Can you set down, exactly as they appear below, the lines from the opening of the material through the one bearing "import pandas as pd", minus the pictures?

= = = = =

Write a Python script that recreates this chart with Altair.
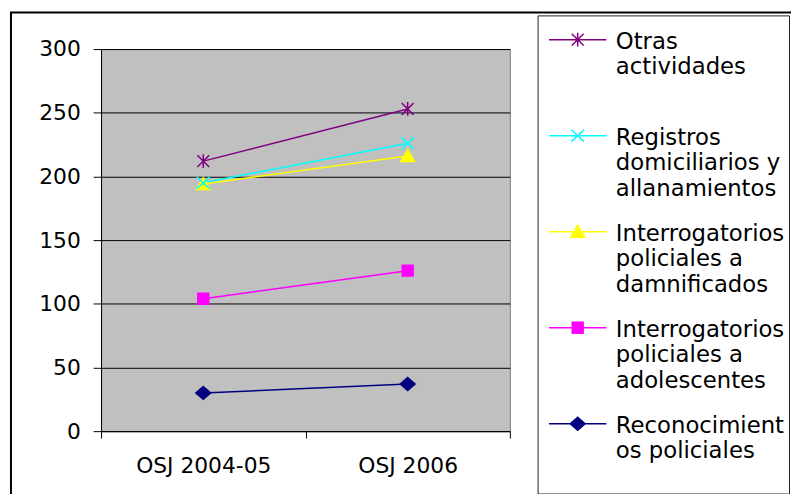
import altair as alt
import pandas as pd

# ---- data ----
categories = ["OSJ 2004-05", "OSJ 2006"]
series = [
    "Otras actividades",
    "Registros domiciliarios y allanamientos",
    "Interrogatorios policiales a damnificados",
    "Interrogatorios policiales a adolescentes",
    "Reconocimientos policiales",
]
otras = [212, 253]
registros = [195, 226]
interrog_damnificados = [194, 216]
interrog_adolescentes = [104, 126]
reconocimientos = [30, 37]
legend_lines = [
    ["Otras", "actividades"],
    ["Registros", "domiciliarios y", "allanamientos"],
    ["Interrogatorios", "policiales a", "damnificados"],
    ["Interrogatorios", "policiales a", "adolescentes"],
    ["Reconocimient", "os policiales"],
]
colors = ["#800080", "#00FFFF", "#FFFF00", "#FF00FF", "#000080"]

values = [otras, registros, interrog_damnificados, interrog_adolescentes, reconocimientos]
rows = []
for name, vals in zip(series, values):
    for cat, v in zip(categories, vals):
        rows.append({"cat": cat, "series": name, "value": v})
df = pd.DataFrame(rows)

# ---- marker geometry (pixels) ----
markers = [
    ("stroke", [[(-6, -6), (6, 6)], [(-6, 6), (6, -6)], [(0, -7), (0, 7)]]),
    ("stroke", [[(-6.5, -6), (6.5, 6)], [(-6.5, 6), (6.5, -6)]]),
    ("poly", [(0, -6.5), (7, 5.5), (-7, 5.5)]),
    ("poly", [(-5.5, -5.5), (5.5, -5.5), (5.5, 5.5), (-5.5, 5.5)]),
    ("poly", [(0, -6.5), (7.5, 0), (0, 6.5), (-7.5, 0)]),
]


def fmt(v):
    return f"{v:.4f}".rstrip("0").rstrip(".")


def marker_path(m, r, dy=0.0):
    kind, geo = m
    out = []
    if kind == "stroke":
        for seg in geo:
            (x1, y1), (x2, y2) = seg
            out.append(f"M{fmt(x1/r)},{fmt((y1+dy)/r)}L{fmt(x2/r)},{fmt((y2+dy)/r)}")
    else:
        pts = [f"{fmt(x/r)},{fmt((y+dy)/r)}" for x, y in geo]
        out.append("M" + "L".join(pts) + "Z")
    return "".join(out)


CHART_R = 10  # point size 400
LEG_R = 1     # legend symbol size 4 -> path units are pixels
LEG_DY = 9
LEG_HALF = 29
chart_paths = [marker_path(m, CHART_R) for m in markers]
legend_paths = [f"M{-LEG_HALF},{LEG_DY}L{LEG_HALF},{LEG_DY}" + marker_path(m, LEG_R, LEG_DY) for m in markers]

# label expression (multi-line legend labels, padded to 3 lines for equal rows)
expr = "datum.label"
for name, lines in reversed(list(zip(series, legend_lines))):
    padded = list(lines) + [""] * (3 - len(lines))
    arr = "[" + ",".join("'" + l + "'" for l in padded) + "]"
    expr = f"datum.label == '{name}' ? {arr} : ({expr})"

FONT = "DejaVu Sans"

def cscale():
    return alt.Scale(domain=series, range=colors)

x_enc = alt.X(
    "cat:N",
    scale=alt.Scale(type="band", domain=categories, paddingInner=0, paddingOuter=0),
    axis=alt.Axis(title=None, labelAngle=0, tickBand="extent", tickSize=7, labelPadding=18,
                  labelFont=FONT, labelFontSize=22, labelColor="black",
                  domainColor="black", tickColor="black", grid=False),
)
y_enc = alt.Y(
    "value:Q",
    scale=alt.Scale(domain=[0, 300], nice=False),
    axis=alt.Axis(title=None, values=[0, 50, 100, 150, 200, 250, 300], tickSize=8, labelPadding=13,
                  labelFont=FONT, labelFontSize=22, labelColor="black",
                  domainColor="black", tickColor="black", grid=True, gridColor="black",
                  gridOpacity=1, gridWidth=1),
)

legend_spec = alt.Legend(
    orient="none", legendX=441, legendY=-34, title=None, direction="vertical",
    labelExpr=expr, labelFont=FONT, labelFontSize=23, labelColor="black",
    labelBaseline="top", labelLimit=400, labelOffset=27,
    symbolSize=4, symbolOffset=25, symbolStrokeWidth=1.5, symbolOpacity=1,
    rowPadding=10, gridAlign="all", padding=4,
    strokeColor="#222222", fillColor="white",
)

base = alt.Chart(df)

frame = alt.Chart(pd.DataFrame({"f": [0]})).mark_rect(
    filled=False, color="black", strokeWidth=2
).encode(x=alt.value(-91), x2=alt.value(800), y=alt.value(-37), y2=alt.value(600))

lines = base.mark_line(strokeWidth=1.5).encode(
    x=x_enc, y=y_enc,
    color=alt.Color("series:N", scale=cscale(), legend=None),
)

point_layers = []
for idx in [4, 3, 2, 1, 0]:
    point_layers.append(
        base.transform_filter(alt.datum.series == series[idx]).mark_point(
            shape=chart_paths[idx], filled=True, size=(2 * CHART_R) ** 2, strokeWidth=1.5, opacity=1
        ).encode(
            x=x_enc, y=y_enc,
            color=alt.Color("series:N", scale=cscale(), legend=None),
            stroke=alt.Stroke("series:N", scale=cscale(), legend=None),
        )
    )

legend_layer = base.transform_filter("false").mark_point(filled=True, strokeWidth=1.5).encode(
    x=x_enc, y=y_enc,
    color=alt.Color("series:N", scale=cscale(), legend=legend_spec),
    stroke=alt.Stroke("series:N", scale=cscale(), legend=legend_spec),
    shape=alt.Shape("series:N", scale=alt.Scale(domain=series, range=legend_paths), legend=legend_spec),
)

chart = alt.layer(frame, lines, *point_layers, legend_layer).resolve_scale(
    color="independent", stroke="independent", shape="independent"
).properties(
    width=413, height=386,
    padding={"left": 94, "top": 39, "right": 284, "bottom": 61},
    autosize=alt.AutoSizeParams(type="none"),
    background="white",
).configure(
    style={"guide-label": {"lineHeight": 26}}
).configure_view(
    fill="#C0C0C0", stroke="#808080", strokeWidth=1
)

chart.save("out.html", embed_options={"renderer": "svg", "actions": False})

= = = = =

* SOLUTION TO THIS PROBLEM
Write a Python script that recreates this chart with Altair.
import altair as alt
import pandas as pd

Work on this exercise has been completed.